Despite this stinging Russian rejection of territorial changes in western Germany, the United States, in exchange for a French promise to cease blocking treatment of Germany as an economic whole, promised to back French claims to the Saar which France thereupon began to enlarge by annexing adjoining areas. But at Stuttgart, Mr. Byrnes, after repeating the promise to support the French claim to the Saar, followed Mr. Molotov’s example and opposed detachment of the Ruhr and Rhineland. His stand, supported by both Russia and Britain, will undoubtedly force substantial moderation in future French claims.

Byrnes declared that apart from the Saar, and the eastern territories to go to Russia and to Poland as decided at the peace conference, “the United States will not support any encroachment on territory which is indisputably German or any division of Germany which is not genuinely desired by the people concerned. So far as the United States is aware the people of the Ruhr and the Rhineland desire to remain united with the rest of Germany. And the United States will not oppose their desire.”

With the exceptions noted, Mr. Byrnes, here with telling effect, applied to Germany the principles of the Atlantic Charter. There should be no exceptions. If these principles apply to the Ruhr and Rhineland, as they do, they apply with equal force to the Saar and to German territories east of the Oder-Neisse line. Such principles cannot be used merely as convenient trumps in the sordid game of power politics without convincing the world, including the Germans, that our stand is unprincipled, inherently contradictory, and prejudiced, that in consequence they are being unjustly deprived of territory vital to their very existence.

The Germans have long suffered from acute overpopulation. In earlier years they sought relief in colonies and heavy emigration, which incidentally brought us the large German element in our own population. Later, they resorted to intensive industrialization. After World War I, they were stripped of their colonies, emigration was impeded by barriers such as immigration quotas, and their homeland was reduced from 208,830 to 181,699 square miles. Following World War II, emigration has been entirely prohibited, and all the Germans in Europe are being jammed into a homeland further slashed to only 133,000 square miles.

Although Germany’s population is half as large as our own, her territory in 1937 was only one sixteenth as large as ours, or about equal to the combined areas of Michigan, Indiana, Ohio, and Pennsylvania. Since the present losses to Poland, Russia, and France subtract an area as large as Pennsylvania, they mean that the 70 million Germans are being crammed into a territory no larger than Michigan, Indiana, and Ohio.

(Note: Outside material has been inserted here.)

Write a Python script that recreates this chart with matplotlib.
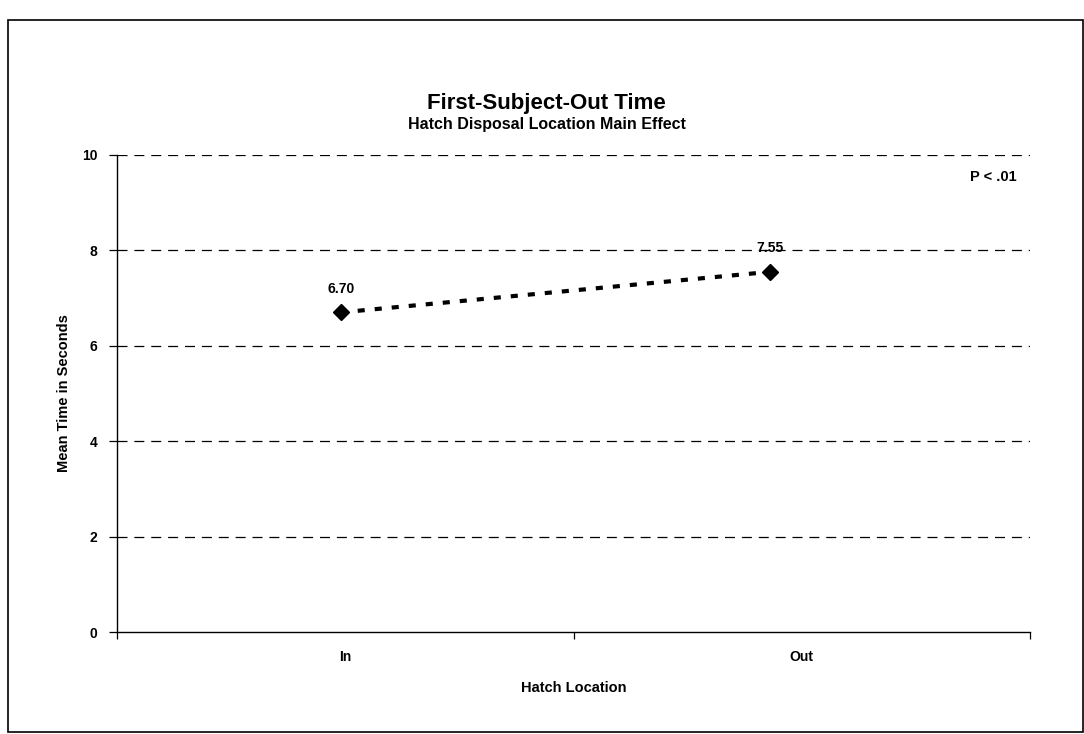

Imagine trying to force half the people of the United States into these three states with their cities, factories, railways, and, other production facilities demolished! The resultant population compression is tremendous. Thinking people in France are justly worried that it will bring another violation of their territory impelled by millions of desperate Germans faced by extermination through overcrowding.

Diplomacy which creates such powder kegs is singularly lacking in statesmanship and humanity. It makes sense only in terms of Soviet designs. Mass Expulsions of Outside Germans into the Shrunken Reich The forced exodus of Germans from the lost German territories and elsewhere in eastem Europe constitutes one of the blackest pages of history. Potsdam gives its permission by saying that the “transfer to Germany of German populations, or elements thereof, remaining in Poland, Czechoslovakia, and Hungary, will have to be undertaken.” However it adds that “any transfers that take place should be effected in an orderly and humane manner.”

Some 15 million people are victimized by this decree: a half million from Hungary, nearly three million from Czechoslovakia, and most of the rest from the German territories taken by Russia and Poland. Potsdam calls for annulment of all Nazi laws which established discrimination on grounds of race and declares: “No such discrimination, whether legal, administrative or otherwise, shall be tolerated.” Yet these forced migrations of German populations are predicated squarely on rank racial discrimination. The people affected are mostly wives and children of simple peasants, workers, and artisans whose families have lived for centuries in the homes from which they have now been ejected, and whose only offense is their German blood. How “orderly and humane” their banishment has been is now a matter of record.

Winston Churchill was not exaggerating when, in referring to the expulsions some three months after V-E Day, he informed the House of Commons:
“It isn’t impossible that a tragedy on a prodigious scale is imposing itself behind the iron curtain which presently divides Europe.”[4]

The conservative newletter, REVIEW OF WORLD AFFAIRS, quotes as follows from a confidential memorandum prepared by an eminent European economist:
“Since the end of the war about 3,000,000 people, mostly women and children and overaged men, have been killed in eastern Germany and south-eastern Europe; about 15,000,000 people have been deported or had to flee from their homesteads and are on the road. About 25 per cent of these people, over 3,000,000, have perished. About 4,000,000 men and women have been deported to eastern Europe and Russia as slaves. … It seems that the elimination of the German population of eastern Europe – at least 15,000,000 people – was planned in accordance with decisions made at Yalta. Churchill had said to Mikolajczyk when the latter protested during the negotiations at Moscow against forcing Poland to incorporate eastern Germany: ‘Don’t mind the five or more million Germans. Stalin will see to them. You will have not trouble with them: they will cease to exist.'”[5]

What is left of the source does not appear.